My new boyfriend of a few months took me zip-lining and I wanted to impress him.
I had to be rescued, but it's been eight years since that date and we are still together.
As I began dating in my late 30s as a single mother, I promised myself I'd keep an open mind. While many of those dates after divorce were unmemorable meetups for dinner and drinks, I finally met someone I thought I could get serious about. But in my quest to impress my new boyfriend, what started out as one of our best dates turned into the worst.
During my process of self-discovery after divorce, I decided I wanted to be more adventurous than I was in my marriage. That's why, when my boyfriend of a few months said he was taking me on a surprise date night, I put on the comfortable clothes he advised me to wear and asked no questions.
He took me zip-lining
When we arrived at the zip-lining and aerial ropes climbing park, I was excited to show off my athleticism. We listened to the safety briefing, signed waivers, and then strapped into harnesses. Aware of the color-coded courses that ranged in difficulty from beginning purple to advanced double black diamonds, I followed my boyfriend's lead as he guided us through progressively challenging courses. As darkness fell, lights illuminated the trees, and we snuck kisses on the mid-air platforms. I hoped he could see I was as adventurous as I told him I was.
We had about a half-hour left in our two-hour session when I started feeling tired.

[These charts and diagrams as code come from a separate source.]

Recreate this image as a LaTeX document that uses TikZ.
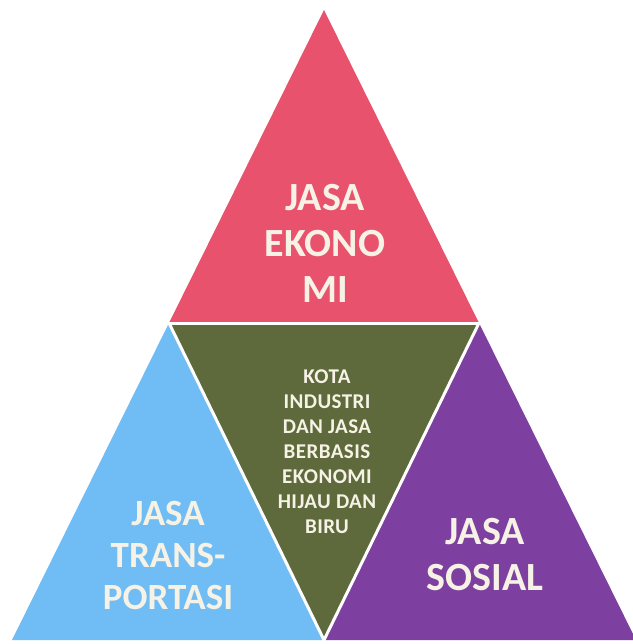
\documentclass[tikz,border=0pt]{standalone}
\usepackage{fontspec}
\setmainfont{Carlito}
\usepackage{xcolor}
\usepackage{tikz}
\definecolor{pinkjasa}{RGB}{232,82,108}
\definecolor{greenkota}{RGB}{94,106,60}
\definecolor{bluejasa}{RGB}{112,188,244}
\definecolor{purplejasa}{RGB}{126,64,160}
\definecolor{labeltext}{RGB}{246,242,230}

\begin{document}
\begin{tikzpicture}[x=1pt,y=-1pt,
  part/.style={draw=white,line width=3pt,line join=round},
  biglabel/.style={text=labeltext,align=center,font=\bfseries\fontsize{40}{46}\selectfont},
  midlabel/.style={text=labeltext,align=center,font=\bfseries\fontsize{37}{42}\selectfont},
  smalllabel/.style={text=labeltext,align=center,font=\bfseries\fontsize{21}{25}\selectfont\addfontfeatures{LetterSpace=2}}]
\useasboundingbox[fill=white] (0,0) rectangle (632,644);

\coordinate (apex) at (324,10);
\coordinate (midL) at (169,323);
\coordinate (midR) at (479,323);
\coordinate (botL) at (12,640);
\coordinate (botM) at (324,640);
\coordinate (botR) at (636,640);

\fill[pinkjasa] (apex)--(midL)--(midR)--cycle;
\fill[greenkota] (midL)--(midR)--(botM)--cycle;
\fill[bluejasa] (midL)--(botL)--(botM)--cycle;
\fill[purplejasa] (midR)--(botM)--(botR)--cycle;
\draw[part] (midL)--(midR);
\draw[part] (midL)--(botM)--(midR);

\node[biglabel] (ekonomi) at (325,243) {JASA\\EKONO\\MI};
\node[smalllabel] (kota) at (327,452) {KOTA\\INDUSTRI\\DAN JASA\\BERBASIS\\EKONOMI\\HIJAU DAN\\BIRU};
\node[midlabel] (transportasi) at (168,555) {JASA\\TRANS-\\PORTASI};
\node[biglabel] (sosial) at (485,555) {JASA\\SOSIAL};

\end{tikzpicture}
\end{document}
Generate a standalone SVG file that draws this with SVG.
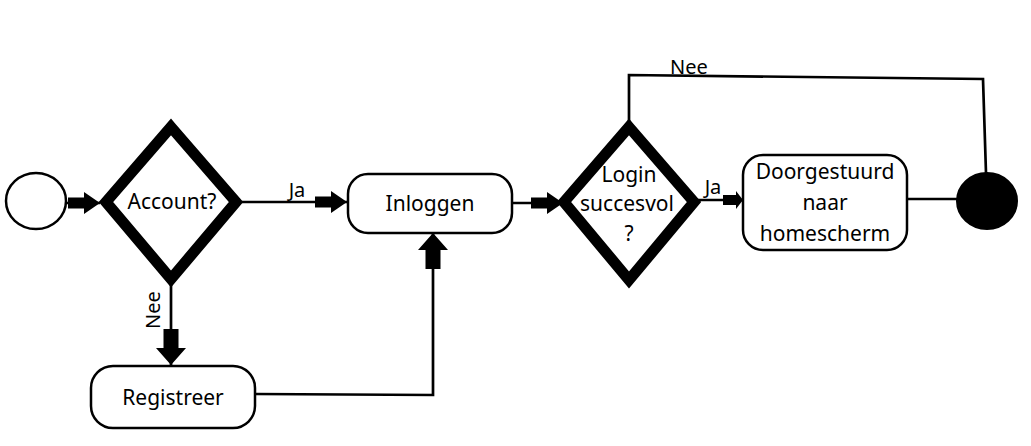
<svg xmlns="http://www.w3.org/2000/svg" width="1031" height="446" viewBox="0 0 1031 446">
<style>
text{font-family:"Noto Sans","Open Sans",sans-serif;font-size:21px;fill:#000;text-anchor:middle;dominant-baseline:central}
.box{fill:#fff;stroke:#000;stroke-width:2.5}
.dia{fill:#fff;stroke:#000;stroke-width:11;stroke-linejoin:miter;stroke-miterlimit:10}
.ln{fill:none;stroke:#000;stroke-width:2.7}
.lbl{font-size:20px}
</style>
<defs>
<marker id="big" markerUnits="userSpaceOnUse" markerWidth="40" markerHeight="40" viewBox="-34 -20 40 40" refX="0" refY="0" orient="auto" overflow="visible">
<path d="M-32,-5.5 H-16 V-11 L0,0 L-16,11 V5.5 H-32 Z" fill="#000"/>
</marker>
<marker id="small" markerUnits="userSpaceOnUse" markerWidth="30" markerHeight="30" viewBox="-24 -15 30 30" refX="0" refY="0" orient="auto" overflow="visible">
<path d="M-20,-5 H-7 V-9 L0,0 L-7,9 V5 H-20 Z" fill="#000"/>
</marker>
<marker id="down" markerUnits="userSpaceOnUse" markerWidth="40" markerHeight="40" viewBox="-40 -20 40 40" refX="0" refY="0" orient="auto" overflow="visible">
<path d="M-36,-7.5 H-17 V-15 L0,0 L-17,15 V7.5 H-36 Z" fill="#000"/>
</marker>
</defs>

<g id="connectors">
<path class="ln" d="M66,203 H100" marker-end="url(#big)"/>
<path class="ln" d="M242,202 H347" marker-end="url(#big)"/>
<path class="ln" d="M513,203 H563" marker-end="url(#big)"/>
<path class="ln" d="M698,200 H743" marker-end="url(#small)"/>
<path class="ln" d="M907,199 H958"/>
<path class="ln" d="M629,122 V75 L983,79 L986,173"/>
<path class="ln" d="M171,285 V365" marker-end="url(#down)"/>
<path class="ln" d="M255,394 L433,395 V233" marker-end="url(#down)"/>
<text class="lbl" x="297" y="189">Ja</text>
<text class="lbl" x="713" y="186">Ja</text>
<text class="lbl" x="689" y="66">Nee</text>
<text class="lbl" transform="translate(152,310) rotate(-90)">Nee</text>
</g>

<g id="start"><ellipse cx="36" cy="201" rx="30" ry="28" fill="#fff" stroke="#000" stroke-width="2.5"/></g>

<g id="account">
<polygon class="dia" points="171,127 236,202 171,279 106,202"/>
<text x="172" y="201">Account?</text>
</g>

<g id="inloggen">
<rect class="box" x="348" y="174" width="164" height="59" rx="20"/>
<text x="430" y="203">Inloggen</text>
</g>

<g id="login">
<polygon class="dia" points="629,127 694,202 629,280 564,202"/>
<text x="629" y="174">Login</text>
<text x="627" y="203">succesvol</text>
<text x="629" y="233">?</text>
</g>

<g id="doorgestuurd">
<rect class="box" x="743" y="155" width="164" height="95" rx="20"/>
<text x="825" y="171">Doorgestuurd</text>
<text x="825" y="202">naar</text>
<text x="825" y="233">homescherm</text>
</g>

<g id="end"><ellipse cx="987" cy="201" rx="30" ry="28" fill="#000" stroke="#000" stroke-width="2"/></g>

<g id="registreer">
<rect class="box" x="91" y="366" width="164" height="62" rx="22"/>
<text x="173" y="397">Registreer</text>
</g>
</svg>
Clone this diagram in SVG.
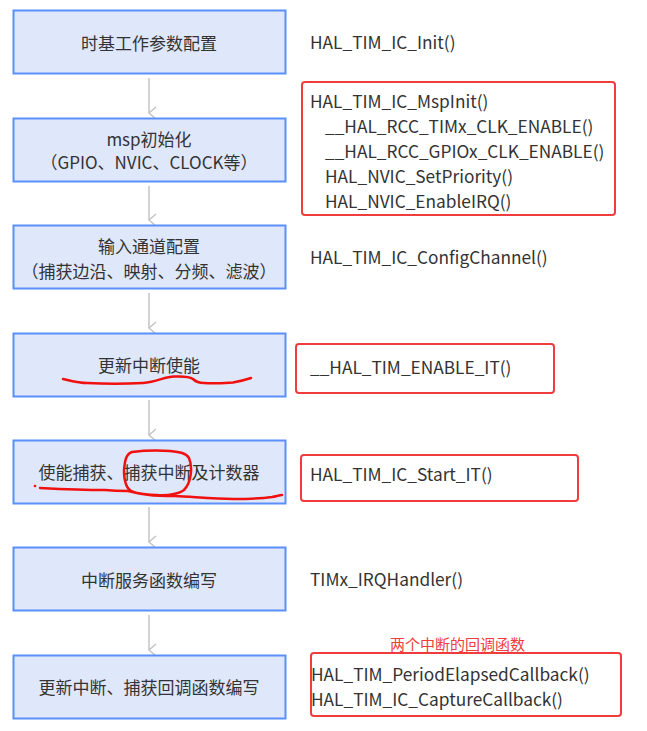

We'd just completed a black diamond that had us zip-lining over a river when my boyfriend suggested we try a double black diamond. My arms were shaky, but not wanting to appear skeptical, I agreed.
My first clue the course would end badly should have been that I barely got through the initial climb. I should have stopped and acknowledged it was too difficult, but my boyfriend climbed it with ease and was so confident that I couldn't give up yet.
I made it to the second platform, but panic set in. I was halfway through the next bridge when my arms gave out. Standing on a thin piece of wood about 40 feet up in the air, I burst into tears, finally admitting I couldn't do it.
I had to be rescued
Unfortunately, I was trapped with no easy way down. My boyfriend called out for help, and a park employee appeared beneath me, yelling instructions on how to work my way backward to the beginning of the course, where I could unlock from the clip system. Feeling the stares of people gawking at the crying woman stuck in the trees and knowing I was holding up the line of climbers, I mustered every ounce of energy I had and eventually exited the course where I had entered.
Embarrassed and exhausted, I sat on a bench with my boyfriend as he wrapped his arm around me and apologized for not realizing how fatigued I was while I apologized for not communicating how I was feeling. I couldn't believe my plan to be adventurous ended with needing to be rescued.
But as he started removing his harness, I stopped him.
"Let's do one more course," I said. "We can't end the date like this."
We completed a beginner course, one that required virtually no upper body exertion, before he brought me home with my bruised body and ego. I didn't impress my new boyfriend as I had hoped, but it turned out I didn't need to.
Eight years later, that boyfriend and I are still creating adventures together. That date night may not have been our best, but it still goes down as one of our most memorable.